Two forces are converging, accelerating this shift.
Large Language Models, data platforms, and AI infrastructure have crossed a threshold – they are no longer experimental or prohibitively expensive. Over the years, Indian banks have built mature data infrastructure but have been limited by traditional AI's ability to extract real-time intelligence and convert it into personalised, contextual human interactions at scale, accurately and affordably.
Expectations are no longer shaped by banking. They are shaped by ecosystems that anticipate needs.
Quick commerce platforms predict needs before intent. Streaming platforms curate choices instantly. These are now the benchmarks customers bring into every interaction.
As players outside banking embed LLMs and Agentic AI into every customer touchpoint, expectations are being recalibrated completely. Discovery has also shifted. Customers are no longer coming to your website. That journey has moved to social feeds, voice interfaces, and AI agents. This shift is structural.
How will AI-native banks be different
Most leading banks today appear structurally similar. Each bank has a sleek mobile app, an API layer, digital-first journeys, a conversational chatbot, and a digital transformation story. The advantage that digital once created has plateaued. Then, how will banks differentiate?
On the surface, not much will change. The app will still be there, the branch network will exist, the API layer will continue, and the digital-first journeys will keep chugging. What will change is the intelligence that underpins every interaction.
The quality, speed, and relevance of attention delivered to each customer will improve meaningfully.
Anticipatory attention, grounded in the customer’s context and well-being, will become the defining capability. It may well become the only moat that does not get commoditised.
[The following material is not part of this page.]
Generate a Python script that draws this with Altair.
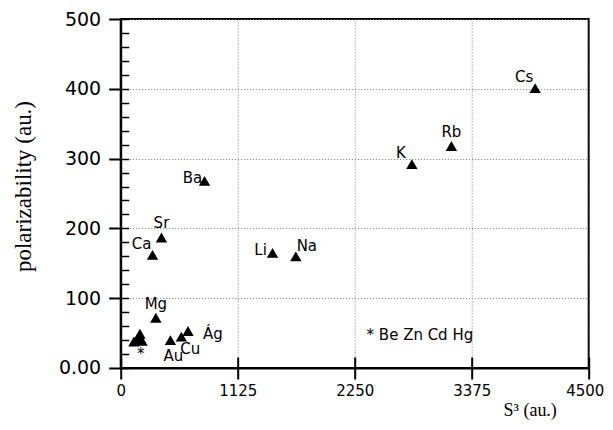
import altair as alt
import pandas as pd

# ---- data ----
names = ["Cs", "Rb", "K", "Ba", "Sr", "Ca", "Li", "Na", "Mg", "Ag", "Cu", "Au",
         "Be", "Zn", "Cd", "Hg"]
s3 = [3985, 3180, 2800, 806, 392, 306, 1460, 1684, 338, 647, 583, 478,
      127, 165, 205, 185]
polar = [401, 318, 292, 268, 187, 162, 165, 160, 72, 53, 45, 40,
         38, 43, 39, 49]
labels = ["Cs", "Rb", "K", "Ba", "Sr", "Ca", "Li", "Na", "Mg", "Ág", "Cu", "Au",
          "", "*", "", ""]
anchors = ["nw", "n", "nw", "w", "n", "nw", "w", "ne", "n", "e", "se", "s",
           "none", "s", "none", "none"]

x_ticks = [0, 1125, 2250, 3375, 4500]
y_ticks = [0, 100, 200, 300, 400, 500]
y_minor = list(range(0, 501, 20))

note_text = ["* Be Zn Cd Hg"]
note_x = [2877]
note_y = [47]

df = pd.DataFrame({"name": names, "s3": s3, "polar": polar,
                   "label": labels, "anchor": anchors})
note_df = pd.DataFrame({"text": note_text, "x": note_x, "y": note_y})

W, H = 468, 349
xscale = alt.Scale(domain=[0, 4500], nice=False, zero=False)
yscale = alt.Scale(domain=[0, 500], nice=False, zero=False)

main_x = alt.Axis(values=x_ticks, format="d", title="S³ (au.)", grid=True,
                  gridDash=[1, 2], gridColor="#777", gridWidth=1,
                  tickSize=11, tickWidth=2, tickColor="black",
                  domainColor="black", domainWidth=2,
                  labelFont="DejaVu Sans", labelFontSize=15, labelColor="black",
                  labelPadding=5, labelFlush=False,
                  labelOffset={"condition": {"test": "datum.value == 4500",
                                             "value": -4}, "value": 0},
                  titleFont="Liberation Serif", titleFontSize=18,
                  titleFontWeight="normal", titleColor="black",
                  titleX=409, titleY=43, titleBaseline="middle",
                  titleAlign="center")
main_y = alt.Axis(values=y_ticks, title="polarizability (au.)", grid=True,
                  gridDash=[1, 2], gridColor="#777", gridWidth=1,
                  tickSize=12, tickWidth=2, tickColor="black",
                  domainColor="black", domainWidth=2,
                  labelExpr="datum.value == 0 ? '0.00' : datum.label",
                  labelFont="DejaVu Sans", labelFontSize=19, labelColor="black",
                  labelPadding=8, labelFlush=False,
                  titleFont="Liberation Serif", titleFontSize=23,
                  titleFontWeight="normal", titleColor="black",
                  titleX=-97, titleY=167, titleBaseline="middle",
                  titleAlign="center")

inner_x = alt.Axis(orient="bottom", values=x_ticks, offset=-11, tickSize=11,
                   tickWidth=2, tickColor="black", domain=False, labels=False,
                   grid=False, title=None)
inner_y = alt.Axis(orient="left", values=y_minor, offset=-8, tickSize=8,
                   tickWidth=1.5, tickColor="black", domain=False, labels=False,
                   grid=False, title=None)

base = alt.Chart(df)

points = base.mark_point(shape="triangle-up", filled=True, color="black",
                         size=130, opacity=1).encode(
    x=alt.X("s3:Q", scale=xscale, axis=main_x),
    y=alt.Y("polar:Q", scale=yscale, axis=main_y),
)

ticks_inner = base.mark_point(opacity=0).encode(
    x=alt.X("s3:Q", scale=xscale, axis=inner_x),
    y=alt.Y("polar:Q", scale=yscale, axis=inner_y),
)

offsets = {
    "nw": (-11, -11, "center"),
    "n": (0, -14, "center"),
    "w": (-12, -3, "center"),
    "ne": (11, -10, "center"),
    "e": (15, 3, "left"),
    "se": (9, 12, "center"),
    "s": (3, 16, "center"),
}

text_layers = []
for a, (dx, dy, al) in offsets.items():
    text_layers.append(
        base.transform_filter(alt.datum.anchor == a).mark_text(
            dx=dx, dy=dy, align=al, baseline="middle",
            font="DejaVu Sans", fontSize=15, color="black"
        ).encode(
            x=alt.X("s3:Q", scale=xscale, axis=None),
            y=alt.Y("polar:Q", scale=yscale, axis=None),
            text="label:N",
        )
    )

note = alt.Chart(note_df).mark_text(
    align="center", baseline="middle", font="DejaVu Sans", fontSize=15,
    color="black"
).encode(
    x=alt.X("x:Q", scale=xscale, axis=None),
    y=alt.Y("y:Q", scale=yscale, axis=None),
    text="text:N",
)

chart = alt.layer(points, ticks_inner, *text_layers, note).resolve_axis(
    x="independent", y="independent"
).properties(
    width=W, height=H,
    autosize=alt.AutoSizeParams(type="none"),
    padding={"left": 112.7, "top": 11, "right": 16, "bottom": 54},
    background="white",
).configure_view(stroke="black", strokeWidth=2)

chart.save("out.html", embed_options={"renderer": "svg", "actions": False})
What this transition requires
The shift to AI-native banking is already entering boardroom conversations. The window for first-mover advantage will not remain open for long. The transition to AI-Native won’t be just adding another layer. This requires a fundamental rethink of how intelligence is embedded across every interaction.
It begins with a unified customer data profile, a single source of truth.
To add to it, a real-time AI decisioning layer must interpret signals such as life events, cash flow patterns, and income changes, and initiate the right interaction before the customer expresses the need.
The experience layer must become dynamic and adaptive, changing with every interaction based on context. Even here, the digital assets will need to be dynamic, with post-login content changing each time the customer logs in based on insights.
And then there is a layer most banks have not started thinking about – the agentic interface.
Customers may no longer find you in search results and then land on your app or website. They will arrive through social environments or AI agents that have already evaluated options. If your products are not structured, discoverable, and machine-readable, you may not enter the consideration set.
In this environment, visibility alone is not enough. You have to be chosen.
AI is everywhere in conversation today. The more important question is whether you have clearly visualised what it means for your bank's future.
“Congratulations, you are a digital-first bank. But it is not enough.”
When a customer’s AI agent evaluates a credit card, will it find you and choose you? You have millions of customers and vast amounts of data, but how many truly feel understood?
Your platforms have scale, but do they create ongoing relevance? Are you building a differentiated institution, or becoming invisible infrastructure in a more intelligent ecosystem?
These are the questions that will shape strategic priorities. And the institutions that address them early will build an advantage that is difficult to replicate.
This is the transition the industry must now actively navigate. Moving from digital capability to intelligence-led differentiation, building unified data foundations, embedding intelligence across the experience, and ensuring discoverability and preference.
If any of these questions are keeping you up at night, they should be.
The shift from digital-first to AI-Native has already begun. The question is whether you are leading it or responding to it.